Some mornings we abandon our walks down to the thermal springs and trudge up behind the village to the site of the original
terme,
spa. The very word
spa
is a Latin acronym for
salus per acquum,
health through water. Peeking into the derelict halls where the the Medici once came to soak, we’re wondering if what village intelligence touts is true. A grand reconstruction of the spa by a Florentine corporation would surely change the color of the village, a seduction for the chic and the stressed who would come to be revived by warm waters and kneading hands across their aching backs. The sleepy little village would be awakened, but not necessarily by a handsome prince. I steal a look at my own handsome prince as we walk without talking, each of us wandering
inside his own reverie. But what is this? What is this long, slow shudder in me? Could it be caused by the tizzy of the winds, trying to push away the summer? Is it from the strength of my husband’s hand on my hip as we walk? My face is burning where he held it a moment ago as he kissed me, and I like the taste of him that stays on my mouth and mixes with the tastes of coffee and milk and bread, the grains of undissolved sugar on his lips. Like a good buttery
kuglehopf,
he tastes. How can he do this to me? How can he make me giddy? Maybe it’s not him at all. It’s high blood pressure. Why didn’t I think of that? I’m sure of it. High blood pressure is causing the quiver. Or is it a hormone rushing away, then rushing back again, just for fun? Maybe it is Fernando. I decide it’s him, but it’s horrid not being sure. More horrid is it that this man can just as skillfully send up a shudder in me of a different sort.
I am out in the garden tending to a chicken, fixing it the way Florì told me her mama used to do it for Sunday lunch. I’d done just what she’d said,
sit the chicken in roasting pan on a pretty bed of turnips and potatoes and onions, leeks and carrots . . .

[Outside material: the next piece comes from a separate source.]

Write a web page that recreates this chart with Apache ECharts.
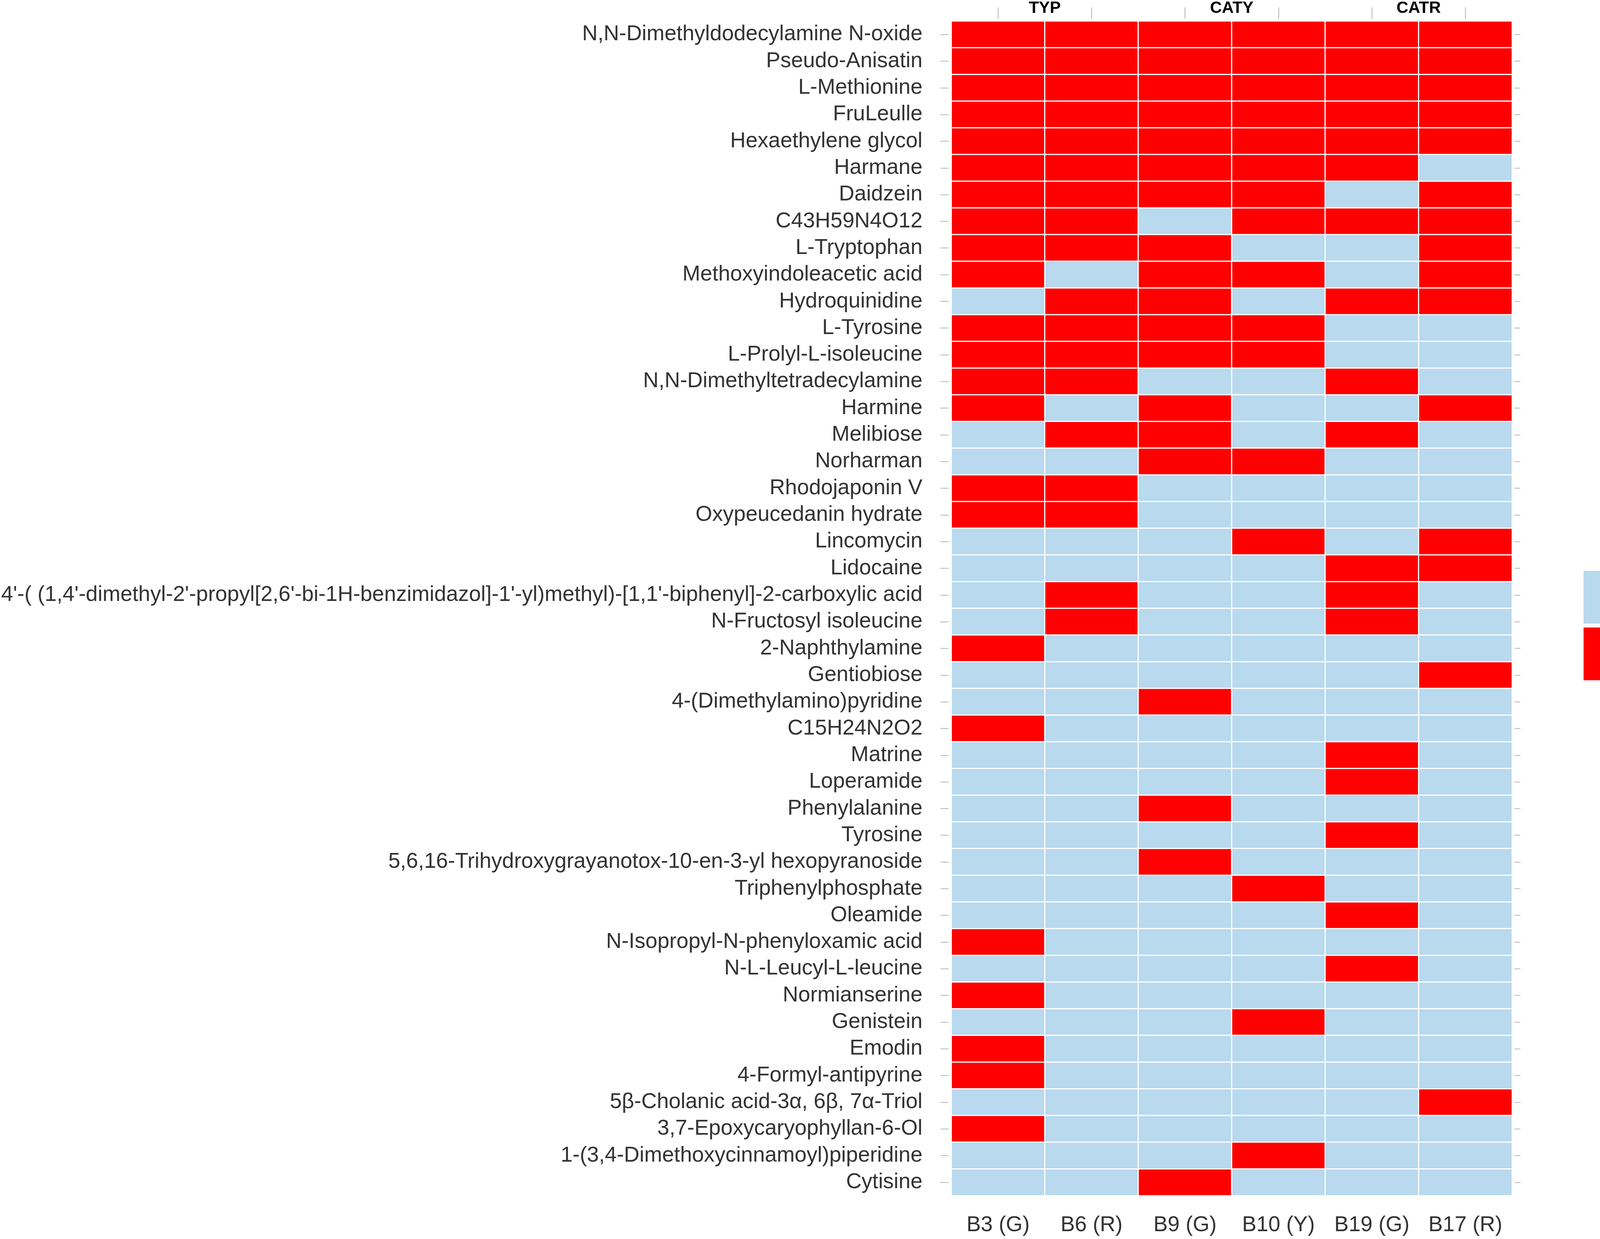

Her directions had stopped there, so I continue on my own. I fill its belly with a handful of garlic, the cloves crushed but not peeled, then rub its bosom to a glisten with olive oil, finally ornamenting it with a thick branch of wild rosemary. After an hour or so in the wood oven, the skin is bronzed and crisp, the juices running out in
little golden streams, and I remove it to a long, deep, heated plate to wait. In the house, I set the roasting pan over a quick flame, scraping the bits of caramelized vegetables and the drippings that cling to the pan, blessing it all with splashes of white wine, finally transforming the juices into a sauce that tastes like Saturday night as much as Sunday noon. I lay trenchers of bread in the sauce, leaving them to soak in it for a few moments while I heat a half cup of
vin santo,
throw in a handful of fat
zibibbi,
raisins from the island of Pantelleria off Sicily. Wild lettuces, all washed and dried and tucked in a kitchen towel, are ready in the refrigerator. I open a sauvignon blanc from Castello della Sala and set it in an ice bucket.